Start of Task inputs

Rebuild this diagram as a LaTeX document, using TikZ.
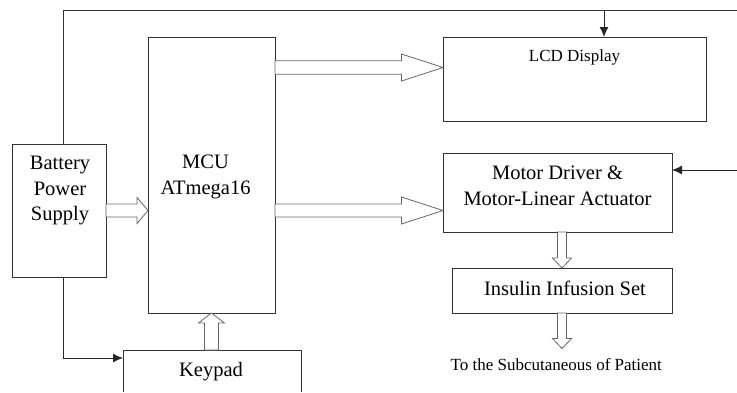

End of Task inputs
Start of Task inputs

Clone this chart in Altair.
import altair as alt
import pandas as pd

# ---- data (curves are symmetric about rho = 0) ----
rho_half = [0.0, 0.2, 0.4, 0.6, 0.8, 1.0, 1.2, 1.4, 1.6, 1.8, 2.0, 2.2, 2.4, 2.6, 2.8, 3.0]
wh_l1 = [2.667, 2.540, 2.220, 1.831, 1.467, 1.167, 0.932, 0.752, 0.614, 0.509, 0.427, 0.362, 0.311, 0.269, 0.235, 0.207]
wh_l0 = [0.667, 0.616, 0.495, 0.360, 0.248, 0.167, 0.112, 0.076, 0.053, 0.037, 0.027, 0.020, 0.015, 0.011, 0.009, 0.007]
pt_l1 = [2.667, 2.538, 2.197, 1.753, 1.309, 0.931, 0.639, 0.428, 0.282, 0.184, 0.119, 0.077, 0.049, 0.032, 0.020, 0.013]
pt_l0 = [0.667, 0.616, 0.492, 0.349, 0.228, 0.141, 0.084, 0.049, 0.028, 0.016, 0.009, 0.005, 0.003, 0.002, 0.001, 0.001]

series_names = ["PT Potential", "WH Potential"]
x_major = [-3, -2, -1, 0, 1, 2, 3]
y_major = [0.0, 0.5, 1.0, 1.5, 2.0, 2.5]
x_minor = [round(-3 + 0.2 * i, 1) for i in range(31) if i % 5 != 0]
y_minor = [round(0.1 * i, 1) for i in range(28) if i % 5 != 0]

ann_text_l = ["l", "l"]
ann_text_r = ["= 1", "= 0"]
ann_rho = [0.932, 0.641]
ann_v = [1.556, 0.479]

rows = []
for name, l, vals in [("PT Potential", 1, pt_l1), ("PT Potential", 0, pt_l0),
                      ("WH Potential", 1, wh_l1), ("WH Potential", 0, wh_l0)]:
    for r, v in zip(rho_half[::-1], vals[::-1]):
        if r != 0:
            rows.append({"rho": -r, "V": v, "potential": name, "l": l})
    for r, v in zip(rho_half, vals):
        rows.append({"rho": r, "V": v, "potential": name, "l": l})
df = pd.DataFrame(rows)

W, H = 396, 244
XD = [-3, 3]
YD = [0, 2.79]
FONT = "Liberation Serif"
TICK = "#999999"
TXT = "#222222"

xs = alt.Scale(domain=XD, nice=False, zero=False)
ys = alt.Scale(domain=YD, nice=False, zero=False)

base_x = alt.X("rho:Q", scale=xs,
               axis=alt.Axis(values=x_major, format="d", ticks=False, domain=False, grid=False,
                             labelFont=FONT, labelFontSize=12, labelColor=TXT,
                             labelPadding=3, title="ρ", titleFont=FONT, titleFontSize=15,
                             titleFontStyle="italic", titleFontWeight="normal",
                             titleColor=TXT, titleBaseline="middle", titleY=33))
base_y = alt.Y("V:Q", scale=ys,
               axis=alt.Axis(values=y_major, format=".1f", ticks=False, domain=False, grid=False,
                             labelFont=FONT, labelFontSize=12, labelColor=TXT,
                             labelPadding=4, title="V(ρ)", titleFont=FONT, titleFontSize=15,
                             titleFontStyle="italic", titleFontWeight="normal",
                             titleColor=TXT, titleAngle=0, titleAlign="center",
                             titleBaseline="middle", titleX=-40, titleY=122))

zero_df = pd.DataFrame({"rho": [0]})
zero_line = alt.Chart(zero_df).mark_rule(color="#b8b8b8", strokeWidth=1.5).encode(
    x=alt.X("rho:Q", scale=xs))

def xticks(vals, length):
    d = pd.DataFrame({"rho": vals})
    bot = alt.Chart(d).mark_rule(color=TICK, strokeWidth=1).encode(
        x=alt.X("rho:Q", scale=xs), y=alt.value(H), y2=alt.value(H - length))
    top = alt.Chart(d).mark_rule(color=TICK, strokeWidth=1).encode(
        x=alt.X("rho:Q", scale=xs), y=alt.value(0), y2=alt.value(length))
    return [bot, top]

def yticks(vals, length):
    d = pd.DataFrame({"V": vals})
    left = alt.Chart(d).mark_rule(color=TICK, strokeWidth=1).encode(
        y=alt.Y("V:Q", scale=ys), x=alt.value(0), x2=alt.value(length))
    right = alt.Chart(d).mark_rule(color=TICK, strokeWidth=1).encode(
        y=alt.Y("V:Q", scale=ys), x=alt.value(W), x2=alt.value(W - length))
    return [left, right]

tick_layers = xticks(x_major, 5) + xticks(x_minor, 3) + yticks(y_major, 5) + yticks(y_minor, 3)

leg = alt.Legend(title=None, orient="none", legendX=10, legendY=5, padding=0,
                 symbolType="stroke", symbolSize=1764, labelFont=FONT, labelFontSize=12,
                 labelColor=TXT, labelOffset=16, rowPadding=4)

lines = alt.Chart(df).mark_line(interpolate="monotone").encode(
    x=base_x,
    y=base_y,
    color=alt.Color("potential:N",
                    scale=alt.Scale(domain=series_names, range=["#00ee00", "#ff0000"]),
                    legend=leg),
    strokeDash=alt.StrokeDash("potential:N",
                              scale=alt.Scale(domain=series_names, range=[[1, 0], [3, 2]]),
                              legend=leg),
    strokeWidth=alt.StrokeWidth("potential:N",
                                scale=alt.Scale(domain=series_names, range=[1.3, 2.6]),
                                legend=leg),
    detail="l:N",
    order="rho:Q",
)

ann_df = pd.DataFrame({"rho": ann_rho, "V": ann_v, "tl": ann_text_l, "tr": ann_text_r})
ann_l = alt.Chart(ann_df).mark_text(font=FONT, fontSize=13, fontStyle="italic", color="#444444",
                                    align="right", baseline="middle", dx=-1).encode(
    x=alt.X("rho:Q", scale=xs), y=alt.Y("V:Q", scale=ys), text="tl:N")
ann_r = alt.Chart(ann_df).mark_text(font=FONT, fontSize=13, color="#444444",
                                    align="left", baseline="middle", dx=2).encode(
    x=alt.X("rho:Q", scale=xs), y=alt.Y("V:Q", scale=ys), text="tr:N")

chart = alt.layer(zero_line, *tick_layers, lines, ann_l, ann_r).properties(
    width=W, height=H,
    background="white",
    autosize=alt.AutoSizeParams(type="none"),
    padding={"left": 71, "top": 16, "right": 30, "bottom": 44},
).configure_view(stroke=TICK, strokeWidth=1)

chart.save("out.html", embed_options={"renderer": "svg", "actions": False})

End of Task inputs

*Exercise requirements*. Only the lines running from the line with "Clone this chart in Altair." through the line with "0.002, 0.001, 0.001]" should be repeated, exactly and with both ends kept.

*Written solution*.
Clone this chart in Altair.
import altair as alt
import pandas as pd

# ---- data (curves are symmetric about rho = 0) ----
rho_half = [0.0, 0.2, 0.4, 0.6, 0.8, 1.0, 1.2, 1.4, 1.6, 1.8, 2.0, 2.2, 2.4, 2.6, 2.8, 3.0]
wh_l1 = [2.667, 2.540, 2.220, 1.831, 1.467, 1.167, 0.932, 0.752, 0.614, 0.509, 0.427, 0.362, 0.311, 0.269, 0.235, 0.207]
wh_l0 = [0.667, 0.616, 0.495, 0.360, 0.248, 0.167, 0.112, 0.076, 0.053, 0.037, 0.027, 0.020, 0.015, 0.011, 0.009, 0.007]
pt_l1 = [2.667, 2.538, 2.197, 1.753, 1.309, 0.931, 0.639, 0.428, 0.282, 0.184, 0.119, 0.077, 0.049, 0.032, 0.020, 0.013]
pt_l0 = [0.667, 0.616, 0.492, 0.349, 0.228, 0.141, 0.084, 0.049, 0.028, 0.016, 0.009, 0.005, 0.003, 0.002, 0.001, 0.001]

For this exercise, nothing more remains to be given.